Susan brings up a good point about war photographs and how it forces the common public to recognize and observe the autrocities that are occuring. It forces an individual to recognize that these things are in fact a reality and not just some rumor floating across the expanses of ocean that separate our country from the next. Why does a person need to see these things to recognized them as truth? Do we believe that human beings are completely incapable of doing such terrible things to eachother? The obvious answer is that we don't because the news, magazines, etc are flooded with the horrible occurences of an average day. Yet, words mean nothing compared to a picture. Its as though we need that image to solidify and validate the words. "A picture is worth a thousand words" this is so true, but the most remembered pictures are the ones that render the viewer speechless.

Pictures are a crucial part of memory. This was even played out in Eternal Sunshine of the Spotless Mind each person had to remove every object that reminded them of the memory they were trying to erase. These items are like pictures they hold a memory for a person. Pictures however provide more evidence of such a memory then it does a just a reminder. Victims of wars and of other such autrocities rely on pictures because it is a validation of sorts. It tells them and the rest of the world that yes, these horrible things did happen. No one wants to admit it but these pictures are the visual proof of the pain and anguish of the experience.

Censorship is an issue with photography and Sontag does an excellent job discussing this. We want to be able to see so much and yet there is so much in photography that can be editted and ommited in order to make it appropriate for the public at large. Is this okay? Does it take away from the effectiveness of a picture if you take away some of the blood and hide some of the gore. The answer is yes and it is also no. It is a testament that there are things that most people can not fully handle seeing and it understandable that they wish to hide it. It is also no because the graphicness of these photos are the reality. When they are "prettied" up there is so much taken away. Beauty is in the eye of the beholder, then I guess autrocity falls under the same scrutiny.

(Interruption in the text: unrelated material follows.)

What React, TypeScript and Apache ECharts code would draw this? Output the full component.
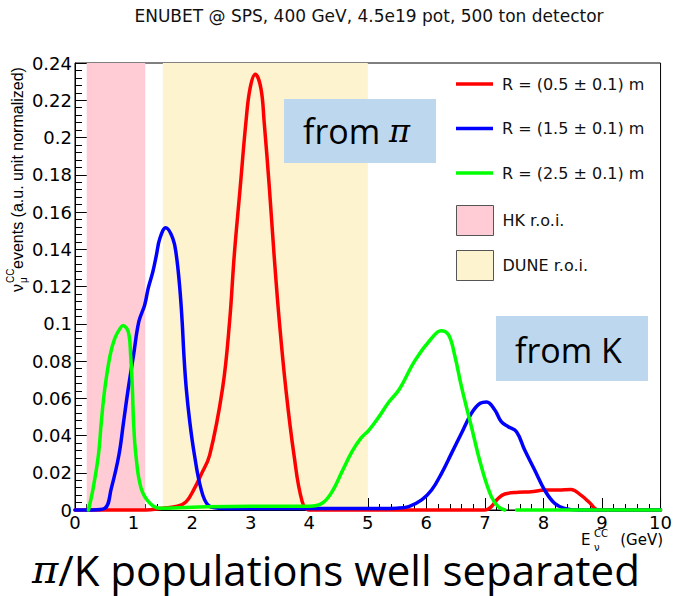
import React, { useEffect, useRef } from "react";
import * as echarts from "echarts";

// ---- data ----
const redName = "R = (0.5 ± 0.1) m";
const blueName = "R = (1.5 ± 0.1) m";
const greenName = "R = (2.5 ± 0.1) m";
const hkName = "HK r.o.i.";
const duneName = "DUNE r.o.i.";

const redE = [0, 0.6, 1.2, 1.5, 1.75, 1.9, 2.04, 2.15, 2.3, 2.52, 2.64, 2.72, 2.82, 2.92, 2.99, 3.08, 3.175, 3.23, 3.32, 3.4, 3.49, 3.6, 3.74, 3.88, 4.0, 4.5, 5.5, 6.5, 7.0, 7.11, 7.23, 7.34, 7.57, 7.79, 8.02, 8.25, 8.47, 8.64, 8.79, 8.93, 9.3, 10];
const redV = [0, 0, 0, 0.001, 0.002, 0.0045, 0.0116, 0.0188, 0.0295, 0.0653, 0.1011, 0.1369, 0.1727, 0.2085, 0.2264, 0.2339, 0.2264, 0.2085, 0.1727, 0.1369, 0.1011, 0.0653, 0.0295, 0.0045, 0, 0, 0, 0, 0, 0.0018, 0.0063, 0.0086, 0.0095, 0.0098, 0.0107, 0.0107, 0.011, 0.008, 0.0039, 0, 0, 0];

const blueE = [0, 0.3, 0.51, 0.62, 0.75, 0.83, 0.91, 1.0, 1.09, 1.19, 1.25, 1.33, 1.39, 1.45, 1.55, 1.67, 1.73, 1.79, 1.83, 1.86, 1.9, 1.96, 2.04, 2.15, 2.27, 2.45, 3, 4, 5, 5.5, 5.7, 5.92, 6.09, 6.26, 6.43, 6.6, 6.77, 6.92, 7.03, 7.17, 7.28, 7.4, 7.54, 7.68, 7.85, 8.02, 8.19, 8.36, 8.6, 9, 10];
const blueV = [0, 0, 0.0009, 0.0116, 0.0295, 0.0474, 0.0653, 0.0832, 0.1011, 0.1101, 0.119, 0.128, 0.1369, 0.1459, 0.1516, 0.1459, 0.1369, 0.119, 0.1011, 0.0832, 0.0653, 0.0474, 0.0295, 0.0116, 0.0027, 0.001, 0.0008, 0.0008, 0.0008, 0.001, 0.0018, 0.0054, 0.0107, 0.0197, 0.0304, 0.0412, 0.0519, 0.0573, 0.058, 0.0537, 0.0474, 0.0447, 0.042, 0.0322, 0.0215, 0.0107, 0.0036, 0.0009, 0, 0, 0];

const greenE = [0.23, 0.31, 0.4, 0.45, 0.51, 0.6, 0.68, 0.77, 0.82, 0.91, 0.95, 0.98, 1.0, 1.04, 1.13, 1.28, 1.45, 2, 3, 4, 4.22, 4.39, 4.56, 4.73, 4.88, 5.02, 5.19, 5.36, 5.53, 5.81, 6.09, 6.25, 6.38, 6.49, 6.6, 6.77, 6.94, 7.11, 7.23, 7.34, 7.44, 7.54, 8, 9, 10];
const greenV: (number | null)[] = [0, 0.0116, 0.0295, 0.0474, 0.0653, 0.0832, 0.0922, 0.0975, 0.099, 0.0957, 0.0832, 0.0653, 0.0474, 0.0295, 0.0116, 0.0036, 0.001, 0.0015, 0.002, 0.002, 0.0036, 0.0098, 0.0206, 0.0313, 0.0385, 0.0429, 0.05, 0.058, 0.0644, 0.0805, 0.0922, 0.0963, 0.094, 0.0823, 0.0662, 0.0447, 0.0233, 0.0072, 0.0018, 0, null, 0, 0, 0, 0];

const hkRange = [0.2, 1.2];
const duneRange = [1.5, 5.0];

const xMin = 0, xMax = 10, xStep = 1;
const yMin = 0, yMax = 0.24, yStep = 0.02;

const titleText = "ENUBET @ SPS, 400 GeV, 4.5e19 pot, 500 ton detector";
const yTitle = "events (a.u. unit normalized)";
const bottomText = "/K populations well separated";

const zip = (xs: number[], ys: (number | null)[]) =>
  xs.map((x, i) => [x, ys[i] === null ? NaN : ys[i]]);

const SANS = '"DejaVu Sans"';
const HELV = '"Liberation Sans"';
const SLIDE = '"Open Sans"';
const LINE_ICON = "path://M0,0 L37,0 L37,3.5 L0,3.5 Z";

export default function App() {
  const ref = useRef<HTMLDivElement>(null);
  useEffect(() => {
    const chart = echarts.init(ref.current!, undefined, { renderer: "svg" });
    const lineSeries = (name: string, color: string, xs: number[], ys: (number | null)[], z: number) => ({
      name,
      type: "line",
      data: zip(xs, ys),
      symbol: "none",
      showSymbol: false,
      smooth: 0.4,
      clip: false,
      connectNulls: false,
      z,
      itemStyle: { color },
      lineStyle: { color, width: 3.5, cap: "round", join: "round" },
    });
    const option: any = {
      animation: false,
      backgroundColor: "#fff",
      grid: { left: 75, right: 12, top: 63, bottom: 86, show: true, borderColor: "#000", borderWidth: 1, backgroundColor: "transparent" },
      xAxis: {
        type: "value", min: xMin, max: xMax, interval: xStep,
        axisLine: { show: true, lineStyle: { color: "#000", width: 1 } },
        axisTick: { show: true, inside: true, length: 12, lineStyle: { color: "#000" } },
        minorTick: { show: true, splitNumber: 5, length: 6, lineStyle: { color: "#000" } },
        splitLine: { show: false },
        axisLabel: { color: "#000", fontFamily: SANS, fontSize: 18, lineHeight: 12, margin: 6 },
      },
      yAxis: {
        type: "value", min: yMin, max: yMax, interval: yStep,
        axisLine: { show: true, lineStyle: { color: "#000", width: 1 } },
        axisTick: { show: true, inside: true, length: 15, lineStyle: { color: "#000" } },
        minorTick: { show: true, splitNumber: 5, length: 7, lineStyle: { color: "#000" } },
        splitLine: { show: false },
        axisLabel: { color: "#000", fontFamily: SANS, fontSize: 18, margin: 3, formatter: (v: number) => String(parseFloat(v.toFixed(3))) },
      },
      legend: [
        {
          orient: "vertical", left: 451, top: 71, itemWidth: 37, itemHeight: 3.5, itemGap: 28.5,
          data: [
            { name: redName, icon: LINE_ICON },
            { name: blueName, icon: LINE_ICON },
            { name: greenName, icon: LINE_ICON },
          ],
          textStyle: { fontFamily: SANS, fontSize: 16, color: "#111", padding: [0, 0, 0, 4] },
          selectedMode: false,
        },
        {
          orient: "vertical", left: 451, top: 200, itemWidth: 37, itemHeight: 30, itemGap: 14,
          data: [
            { name: hkName, icon: "rect", itemStyle: { color: "#ffccd5", borderColor: "#555", borderWidth: 1 } },
            { name: duneName, icon: "rect", itemStyle: { color: "#fdf3cf", borderColor: "#555", borderWidth: 1 } },
          ],
          textStyle: { fontFamily: SANS, fontSize: 16, color: "#111", padding: [0, 0, 0, 4] },
          selectedMode: false,
        },
      ],
      series: [
        {
          name: hkName, type: "line", data: [], z: 1, itemStyle: { color: "#ffccd5" },
          markArea: { silent: true, itemStyle: { color: "#ffccd5", opacity: 1 }, data: [[{ xAxis: hkRange[0] }, { xAxis: hkRange[1] }]] },
        },
        {
          name: duneName, type: "line", data: [], z: 1, itemStyle: { color: "#fdf3cf" },
          markArea: { silent: true, itemStyle: { color: "#fdf3cf", opacity: 1 }, data: [[{ xAxis: duneRange[0] }, { xAxis: duneRange[1] }]] },
        },
        lineSeries(redName, "#ff0000", redE, redV, 3),
        lineSeries(blueName, "#0000ff", blueE, blueV, 4),
        lineSeries(greenName, "#00ff00", greenE, greenV, 5),
      ],
      graphic: [
        { type: "text", z: 100, x: 369, y: 16, style: { text: titleText, font: `17px ${SANS}`, fill: "#111", align: "center", verticalAlign: "middle" } },
        { type: "rect", z: 100, shape: { x: 284, y: 99, width: 152, height: 64 }, style: { fill: "#bdd7ee" } },
        {
          type: "text", z: 101, x: 303, y: 131,
          style: { text: "from {pi|π}", font: `34px ${SLIDE}`, fill: "#000", align: "left", verticalAlign: "middle",
            rich: { pi: { fontFamily: '"DejaVu Serif"', fontStyle: "italic", fontSize: 32 } } },
        },
        { type: "rect", z: 100, shape: { x: 496, y: 316, width: 152, height: 65 }, style: { fill: "#bdd7ee" } },
        { type: "text", z: 101, x: 515, y: 350, style: { text: "from K", font: `34px ${SLIDE}`, fill: "#000", align: "left", verticalAlign: "middle" } },
        // x-axis title
        { type: "text", z: 100, x: 581, y: 540, style: { text: "E", font: `15px ${SANS}`, lineHeight: 13, fill: "#000", align: "left", verticalAlign: "middle" } },
        { type: "text", z: 100, x: 594, y: 533, style: { text: "CC", font: `10px ${SANS}`, lineHeight: 9, fill: "#000", align: "left", verticalAlign: "middle" } },
        { type: "text", z: 100, x: 594, y: 547, style: { text: "ν", font: `10px ${SANS}`, lineHeight: 9, fill: "#000", align: "left", verticalAlign: "middle" } },
        { type: "text", z: 100, x: 663, y: 540, style: { text: "(GeV)", font: `15px ${SANS}`, lineHeight: 13, fill: "#000", align: "right", verticalAlign: "middle" } },
        // y-axis title
        {
          type: "group", z: 100, x: 17, y: 292, rotation: Math.PI / 2,
          children: [
            { type: "text", z: 100, x: 0, y: 0, style: { text: "ν", font: `16px ${HELV}`, fill: "#000", align: "left", verticalAlign: "middle" } },
            { type: "text", z: 100, x: 9, y: -7, style: { text: "CC", font: `10px ${HELV}`, fill: "#000", align: "left", verticalAlign: "middle" } },
            { type: "text", z: 100, x: 9, y: 6, style: { text: "μ", font: `10px ${HELV}`, fill: "#000", align: "left", verticalAlign: "middle" } },
            { type: "text", z: 100, x: 23, y: 0, style: { text: yTitle, font: `16px ${HELV}`, fill: "#000", align: "left", verticalAlign: "middle" } },
          ],
        },
        // bottom slide caption
        {
          type: "text", z: 100, x: 32, y: 569,
          style: { text: "{pi|π}" + bottomText, font: `42px ${SLIDE}`, lineHeight: 34, fill: "#000", align: "left", verticalAlign: "middle",
            rich: { pi: { fontFamily: '"DejaVu Serif"', fontStyle: "italic", fontSize: 40, lineHeight: 34 } } },
        },
      ],
    };
    chart.setOption(option);
    return () => chart.dispose();
  }, []);
  return <div ref={ref} style={{ width: 675, height: 596, position: "absolute", left: 0, top: 0 }} />;
}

What I don't understand why we don't have a picture museum of American Slavery. We as a country are obligated to feel ashamed for the actions that were committed by out forefathers. Yet, we are more willing to recognized the horrible deeds of another country then we are our own. We are so afraid of admitting that we are not the moral superiors to the rest of the world. Our country has a record as well of committing the good, the bad and the ugly. The ancestors of those enslaved have a right to see a place where there are images validating the fact that their people were in fact subjugated. They have a right to make the public uncomfortable as a means of a reminder and as a hope of a prevention of a repeat of that occurence.

We say the public has become desensitized to violence and bloodshed, but we haven't. We have just become more habituated to its presence. By censoring these images or by refusing to show them is evidence that we are not desensitized, in fact we are terrified of these images. We are afraid of what it will do to our children and to loved ones alike. We are even afraid of what seeing these images could do to ourselves. What we forget is to take the we out of that thought process and think of the them and the others. The ones who are the subjects of these images. We forget that there are people in the images and that aren't just "things".

After reading this book I had to surf google images. I pulled up the napalm picture, the atomic bomb pictures, agent orange, lynching, September 11, and the list goes on. I sat horrified and sick to my stomach but I made myself look. Why, I am not quite sure, but I know I felt compelled to see. I guess I need my own validation or proof that we are, as human beings, capable of doing these horrible things.